▶ _EXERCISE_:
Your copy should contain exactly the lines from the one that holds "Write the pgfplots code for this chart." through the end of the material, reproduced as written, with no pictures.

▶ _DATA PROVIDED_:
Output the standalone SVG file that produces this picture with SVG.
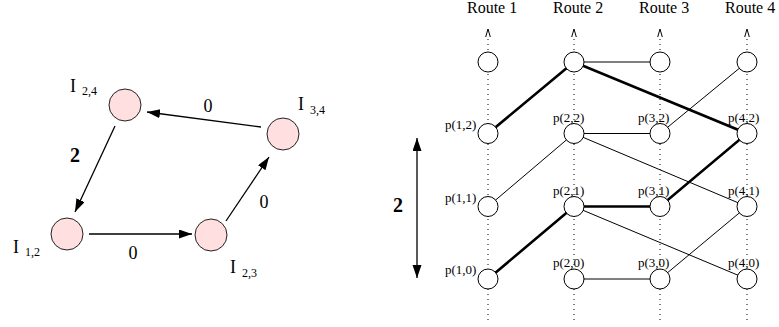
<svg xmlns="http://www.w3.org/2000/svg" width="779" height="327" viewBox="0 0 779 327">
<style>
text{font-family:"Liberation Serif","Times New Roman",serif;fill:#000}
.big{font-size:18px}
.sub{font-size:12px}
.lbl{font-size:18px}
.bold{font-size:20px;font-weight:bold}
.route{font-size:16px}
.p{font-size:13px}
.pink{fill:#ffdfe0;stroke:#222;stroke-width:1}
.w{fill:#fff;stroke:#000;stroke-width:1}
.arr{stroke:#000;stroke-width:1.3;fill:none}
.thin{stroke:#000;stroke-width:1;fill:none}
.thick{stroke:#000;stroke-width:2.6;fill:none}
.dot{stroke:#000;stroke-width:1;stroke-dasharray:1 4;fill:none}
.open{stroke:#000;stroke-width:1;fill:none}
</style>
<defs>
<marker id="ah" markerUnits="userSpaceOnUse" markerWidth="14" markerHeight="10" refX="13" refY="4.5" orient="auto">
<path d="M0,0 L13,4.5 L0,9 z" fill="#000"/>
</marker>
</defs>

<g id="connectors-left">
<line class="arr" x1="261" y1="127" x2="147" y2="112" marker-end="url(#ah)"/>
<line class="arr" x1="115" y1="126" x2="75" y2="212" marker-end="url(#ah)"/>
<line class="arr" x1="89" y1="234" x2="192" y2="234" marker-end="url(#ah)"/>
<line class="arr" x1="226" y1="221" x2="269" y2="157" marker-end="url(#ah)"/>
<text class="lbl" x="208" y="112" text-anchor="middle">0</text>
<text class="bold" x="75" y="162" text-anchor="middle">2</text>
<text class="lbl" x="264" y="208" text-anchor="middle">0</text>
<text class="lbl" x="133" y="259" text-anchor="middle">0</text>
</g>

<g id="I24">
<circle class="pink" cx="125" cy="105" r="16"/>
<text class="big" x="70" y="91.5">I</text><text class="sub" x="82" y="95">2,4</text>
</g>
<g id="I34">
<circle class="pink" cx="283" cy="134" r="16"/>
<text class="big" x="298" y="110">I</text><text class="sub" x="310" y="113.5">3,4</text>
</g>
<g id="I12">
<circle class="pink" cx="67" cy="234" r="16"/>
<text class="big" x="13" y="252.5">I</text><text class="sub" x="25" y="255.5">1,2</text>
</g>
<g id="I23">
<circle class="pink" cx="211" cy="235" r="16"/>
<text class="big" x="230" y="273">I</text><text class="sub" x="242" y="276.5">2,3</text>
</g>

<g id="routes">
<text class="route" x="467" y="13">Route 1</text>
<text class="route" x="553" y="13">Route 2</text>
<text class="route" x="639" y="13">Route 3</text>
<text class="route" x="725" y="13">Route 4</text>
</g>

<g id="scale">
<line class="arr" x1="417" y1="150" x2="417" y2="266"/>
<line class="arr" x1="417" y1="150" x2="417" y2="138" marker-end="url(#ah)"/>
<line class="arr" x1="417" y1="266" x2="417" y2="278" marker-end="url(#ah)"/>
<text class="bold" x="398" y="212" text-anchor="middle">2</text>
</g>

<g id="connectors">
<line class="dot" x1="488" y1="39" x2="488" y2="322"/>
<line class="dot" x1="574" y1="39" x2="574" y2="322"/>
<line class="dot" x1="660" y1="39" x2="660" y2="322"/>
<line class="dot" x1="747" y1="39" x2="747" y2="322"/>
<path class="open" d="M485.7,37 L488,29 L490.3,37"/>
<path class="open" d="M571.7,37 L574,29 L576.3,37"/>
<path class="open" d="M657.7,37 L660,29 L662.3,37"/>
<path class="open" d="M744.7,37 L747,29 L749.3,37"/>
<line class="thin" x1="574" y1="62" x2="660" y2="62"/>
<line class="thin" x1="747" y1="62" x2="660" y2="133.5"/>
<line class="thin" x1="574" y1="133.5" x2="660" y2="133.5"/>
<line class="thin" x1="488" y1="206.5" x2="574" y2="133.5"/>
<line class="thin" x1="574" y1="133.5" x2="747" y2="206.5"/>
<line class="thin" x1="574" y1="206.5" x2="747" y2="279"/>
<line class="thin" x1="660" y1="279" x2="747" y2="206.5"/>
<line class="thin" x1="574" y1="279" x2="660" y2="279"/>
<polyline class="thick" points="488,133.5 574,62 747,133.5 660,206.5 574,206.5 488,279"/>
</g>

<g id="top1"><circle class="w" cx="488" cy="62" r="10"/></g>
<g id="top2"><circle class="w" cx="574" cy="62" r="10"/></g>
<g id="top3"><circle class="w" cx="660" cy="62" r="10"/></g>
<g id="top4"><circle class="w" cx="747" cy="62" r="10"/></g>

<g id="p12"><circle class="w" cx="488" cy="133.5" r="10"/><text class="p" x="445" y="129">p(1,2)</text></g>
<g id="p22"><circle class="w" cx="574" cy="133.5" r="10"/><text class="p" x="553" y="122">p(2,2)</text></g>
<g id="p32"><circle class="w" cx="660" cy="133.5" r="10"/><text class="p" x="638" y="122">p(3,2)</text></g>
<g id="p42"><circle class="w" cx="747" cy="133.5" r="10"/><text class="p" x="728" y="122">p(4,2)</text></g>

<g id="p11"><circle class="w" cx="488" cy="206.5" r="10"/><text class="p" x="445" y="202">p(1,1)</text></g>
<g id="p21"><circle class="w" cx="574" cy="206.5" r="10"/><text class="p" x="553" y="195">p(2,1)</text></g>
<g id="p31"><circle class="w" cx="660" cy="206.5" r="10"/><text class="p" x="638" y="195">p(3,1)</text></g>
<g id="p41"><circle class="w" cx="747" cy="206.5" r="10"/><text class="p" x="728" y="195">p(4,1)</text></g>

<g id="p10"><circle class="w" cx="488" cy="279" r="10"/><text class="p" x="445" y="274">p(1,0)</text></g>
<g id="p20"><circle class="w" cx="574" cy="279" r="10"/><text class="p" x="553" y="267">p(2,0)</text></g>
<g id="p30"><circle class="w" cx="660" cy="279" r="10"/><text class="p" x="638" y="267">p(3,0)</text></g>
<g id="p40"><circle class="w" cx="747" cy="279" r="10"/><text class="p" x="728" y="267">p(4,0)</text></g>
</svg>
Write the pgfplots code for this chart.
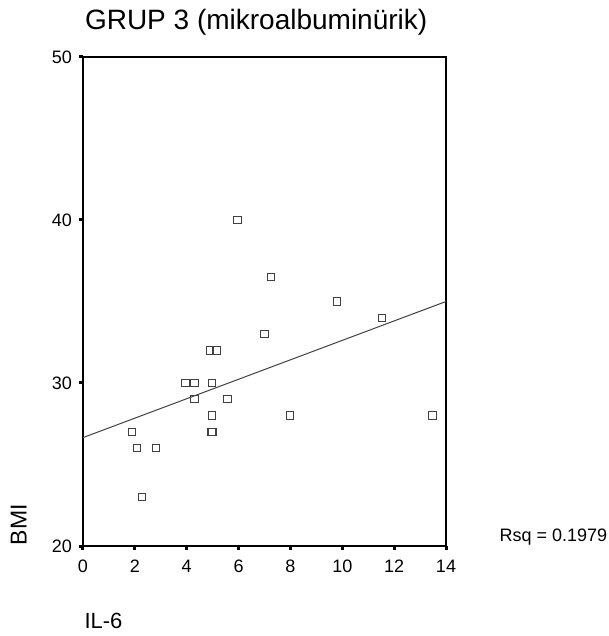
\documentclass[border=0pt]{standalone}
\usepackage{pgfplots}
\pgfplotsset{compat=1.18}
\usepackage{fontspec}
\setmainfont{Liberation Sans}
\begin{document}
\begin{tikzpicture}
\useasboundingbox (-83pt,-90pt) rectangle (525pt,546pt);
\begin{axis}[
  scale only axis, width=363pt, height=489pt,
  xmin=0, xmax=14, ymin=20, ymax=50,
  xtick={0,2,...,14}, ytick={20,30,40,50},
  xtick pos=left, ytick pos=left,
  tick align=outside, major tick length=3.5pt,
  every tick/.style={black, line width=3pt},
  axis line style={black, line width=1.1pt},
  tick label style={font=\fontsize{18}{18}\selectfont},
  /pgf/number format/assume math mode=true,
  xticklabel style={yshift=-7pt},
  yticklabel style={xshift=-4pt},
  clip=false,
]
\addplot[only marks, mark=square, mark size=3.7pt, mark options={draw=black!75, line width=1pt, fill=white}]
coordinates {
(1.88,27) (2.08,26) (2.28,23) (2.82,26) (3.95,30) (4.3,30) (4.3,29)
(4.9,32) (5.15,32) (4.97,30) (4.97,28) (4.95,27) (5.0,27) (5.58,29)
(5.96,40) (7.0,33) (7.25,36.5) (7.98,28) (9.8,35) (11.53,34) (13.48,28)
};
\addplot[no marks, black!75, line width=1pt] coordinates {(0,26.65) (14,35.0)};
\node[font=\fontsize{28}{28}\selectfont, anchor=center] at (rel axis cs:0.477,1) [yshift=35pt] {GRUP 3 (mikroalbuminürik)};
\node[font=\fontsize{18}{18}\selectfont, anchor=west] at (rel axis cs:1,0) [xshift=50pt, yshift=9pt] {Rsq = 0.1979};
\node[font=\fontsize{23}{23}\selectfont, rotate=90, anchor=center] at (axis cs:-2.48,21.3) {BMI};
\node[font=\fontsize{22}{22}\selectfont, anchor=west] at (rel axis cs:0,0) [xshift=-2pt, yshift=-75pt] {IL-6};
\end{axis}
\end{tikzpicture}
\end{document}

▶ _REPLY TO THE TASK_:
Write the pgfplots code for this chart.
\documentclass[border=0pt]{standalone}
\usepackage{pgfplots}
\pgfplotsset{compat=1.18}
\usepackage{fontspec}
\setmainfont{Liberation Sans}
\begin{document}
\begin{tikzpicture}
\useasboundingbox (-83pt,-90pt) rectangle (525pt,546pt);
\begin{axis}[
  scale only axis, width=363pt, height=489pt,
  xmin=0, xmax=14, ymin=20, ymax=50,
  xtick={0,2,...,14}, ytick={20,30,40,50},
  xtick pos=left, ytick pos=left,
  tick align=outside, major tick length=3.5pt,
  every tick/.style={black, line width=3pt},
  axis line style={black, line width=1.1pt},
  tick label style={font=\fontsize{18}{18}\selectfont},
  /pgf/number format/assume math mode=true,
  xticklabel style={yshift=-7pt},
  yticklabel style={xshift=-4pt},
  clip=false,
]
\addplot[only marks, mark=square, mark size=3.7pt, mark options={draw=black!75, line width=1pt, fill=white}]
coordinates {
(1.88,27) (2.08,26) (2.28,23) (2.82,26) (3.95,30) (4.3,30) (4.3,29)
(4.9,32) (5.15,32) (4.97,30) (4.97,28) (4.95,27) (5.0,27) (5.58,29)
(5.96,40) (7.0,33) (7.25,36.5) (7.98,28) (9.8,35) (11.53,34) (13.48,28)
};
\addplot[no marks, black!75, line width=1pt] coordinates {(0,26.65) (14,35.0)};
\node[font=\fontsize{28}{28}\selectfont, anchor=center] at (rel axis cs:0.477,1) [yshift=35pt] {GRUP 3 (mikroalbuminürik)};
\node[font=\fontsize{18}{18}\selectfont, anchor=west] at (rel axis cs:1,0) [xshift=50pt, yshift=9pt] {Rsq = 0.1979};
\node[font=\fontsize{23}{23}\selectfont, rotate=90, anchor=center] at (axis cs:-2.48,21.3) {BMI};
\node[font=\fontsize{22}{22}\selectfont, anchor=west] at (rel axis cs:0,0) [xshift=-2pt, yshift=-75pt] {IL-6};
\end{axis}
\end{tikzpicture}
\end{document}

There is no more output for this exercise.